С этого и началось то, что получило название «опричнина»[20]. Требование опричнины не было, конечно, импульсивным всплеском тёмной души самодура, который давно уже терзался от мысли, что его действия могут как-то ограничиваться и осуждаться. В своём цезарианском представлении о власти царь считал всех своих подданных рабами, над телами и душами которых волен только он: «Жаловать же своих холопов вольны, а и казнить вольны же». Главным в этой формуле была для Ивана её вторая часть – казнить.
Наиболее проницательные люди из царского окружения давно заметили лютость и бесчувственность молодого государя, склонность его к неоправданной жестокости. Свидетельство об этом мы находим в рассказе о митрополите Макарии.
«В некую ночную пору стоял святитель на обычной молитве и возгласил громким голосом:
– Ох, мне, грешному! Грядёт нечестие и разделение земли! Господи, пощади, пощади! Утоли гнев свой. Если не помилуешь нас за грехи наши, то хоть не при мне, после смерти моей! Не дай мне, Господи, видеть этого.
И пролил горькие слёзы. Услышал это келейник его и удивился, думая про себя: „Грядет нечестие, и кровопролитие, и разделение земли".
Так и случилось. Задолго до опричнины видел видение сие».
И вот беда пришла. Правда, немногие ещё догадывались об этом, тем более в среде простых обывателей. Условия царя приняли безоговорочно. А он потребовал: «А на свой обиход повелел государь города и волости брать: Можайск, Вязьму, Козельск, Ярославец, Медынь, Суздаль с Шуей, Галич со всеми пригородами, Вологду, Устюг, Каргополь и иные. Также в Кремле повелел для двора своего особое место расчищать. И на Посаде московском повелел улицы в опричнину брать: Чертольскую улицу, да Арбатскую, да половину Никитской, и до Новодевичьего монастыря, да слободы московские себе в опричнину повелел брать».

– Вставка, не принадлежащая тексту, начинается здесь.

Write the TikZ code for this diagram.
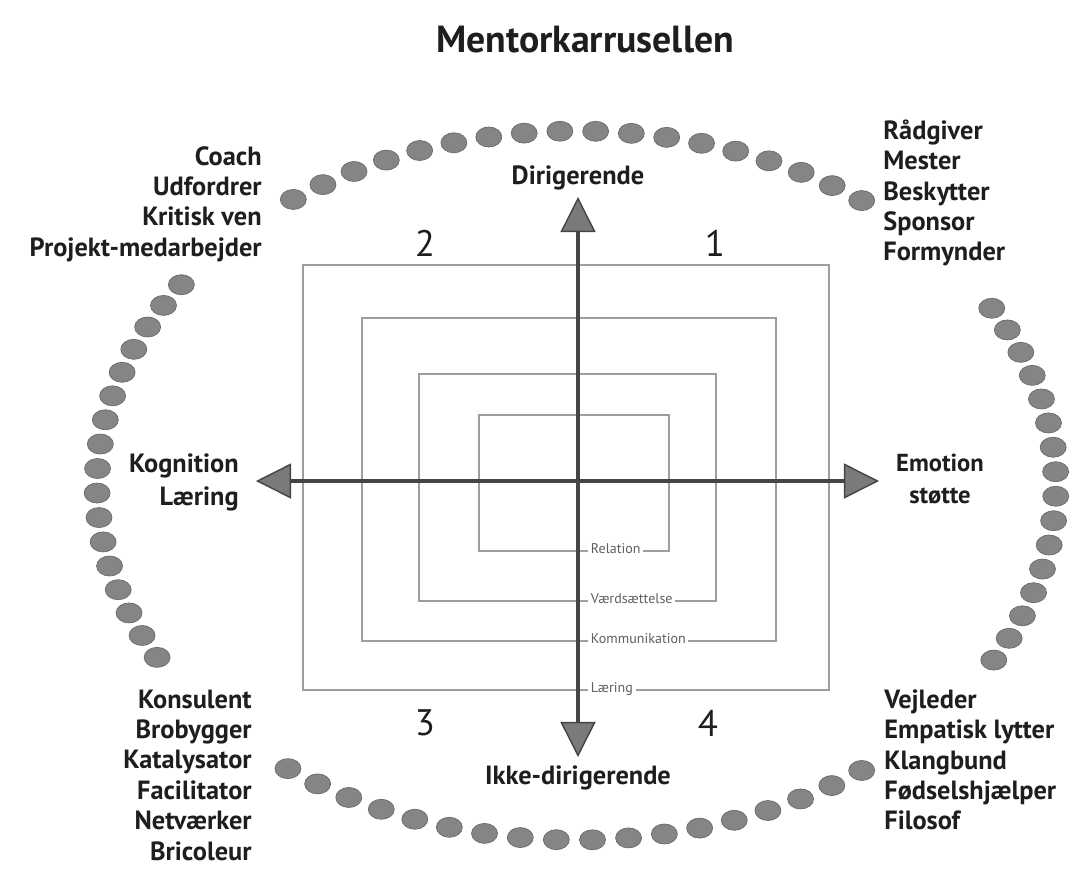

Оговорённые территории царь оставлял под своей юрисдикцией, а остальные «отдавал» земщине. Ведать этими землями надлежало князьям Ивану Дмитриевичу Бельскому и Ивану Фёдоровичу Мстиславскому. Конечно, это не значило, что Иван отказывался от большей части территорий России, но он лишал их своего покровительства, своей милости. К чему это вело, россияне поняли позже, а пока с радостью встретили «уступку» государя: «И архиепископы, и епископы все, и весь Освящённый собор, да и бояре, и приказные люди во всём том положились на государеву волю».
Для начала Иван IV приговорил взять с земщины за свой отъезд (!) сто тысяч рублей. Мелочная душонка была у начинающего деспота.